В своих работах Клаузевиц старательно избегает характер и меру суждения подгонять под какую-либо общую теорию; всюду со свойственной ему гибкостью ума он старается нащупать присущие людям и обстановке особенности, чтобы на основании их создать какую-либо обобщающую идею, связывающую частности в одно целое. «Густав Адольф не всегда являлся полководцем, смело совершающим вторжения или дерзко ищущим сражений; он скорее любил искусную, маневренную, систематическую войну Такая склонность к осторожным комбинациям поддерживалась присущими той эпохе обстоятельствами, вроде особого значения городов и необходимости обращать на них внимание, но, прежде всего, политической обстановкой»[71].
После сражения при Брентельфельде чисто военный перевес безусловно требовал прямой дороги на Вену, но интересы Густава Адольфа сводились к обоснованию театра войны в Средней Германии. Это — великая идея, которая, «вносит свет и единство в разнообразные операции его трех походов». «Для протестантов он мог приобрести в Вене все, для себя — ничего».

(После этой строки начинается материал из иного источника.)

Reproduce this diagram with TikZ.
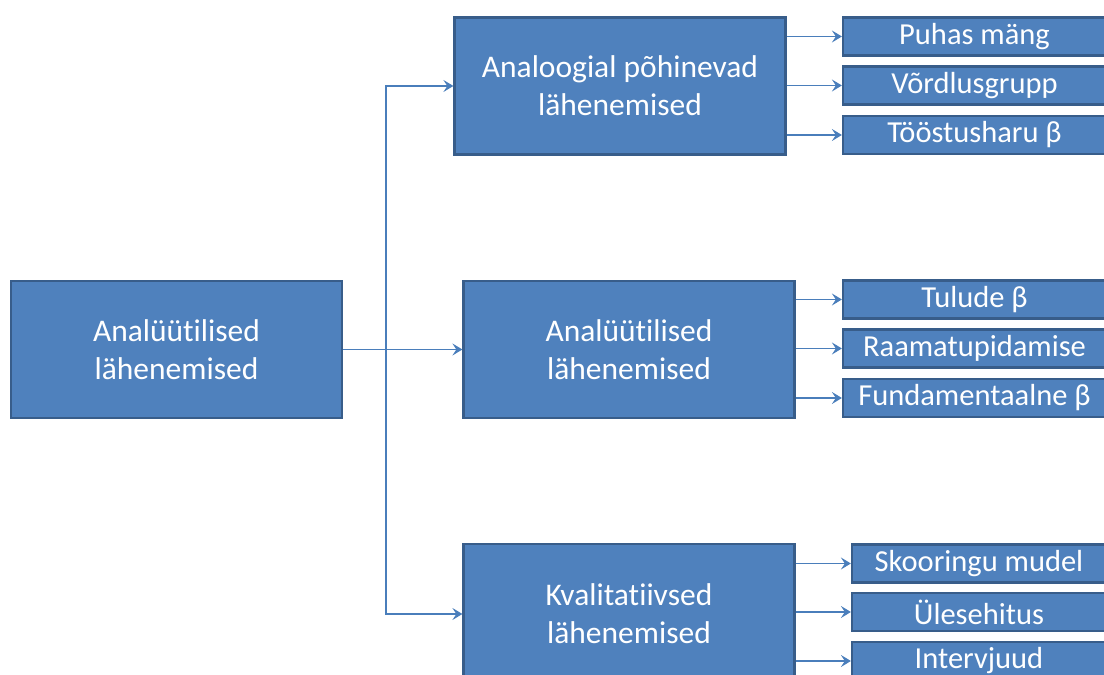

На фоне этих исторических работ, несомненно, выковывались и обдоказывались те основные положения его главного труда, которые в эту пору лишь переходили порог его научного сознания. Так, план Густава Адольфа высадиться в Германии убеждает его, что «величие идей и правильная оценка моральных явлений являются во все времена совершенно неустранимыми условиями военного искусства, и никакое искусное использование местности, никакая геометрическая конструкция операционной линии не могут сделать их излишними»[72]. Эскиз о походах Густава Адольфа Клаузевиц очень усиленно утилизирует в смысле подчеркивания морального элемента, переходя под влиянием молодой горячности иногда границы реального или строгого конкретного. Так, по поводу смерти короля он замечает: «Он вел дело, которое далеко превышало размеры его средств, как купец с помощью одного кредита. С ним умерла вера (в дело), и с этой одной идеей разом перестала действовать машина, вопреки всем реальным основам».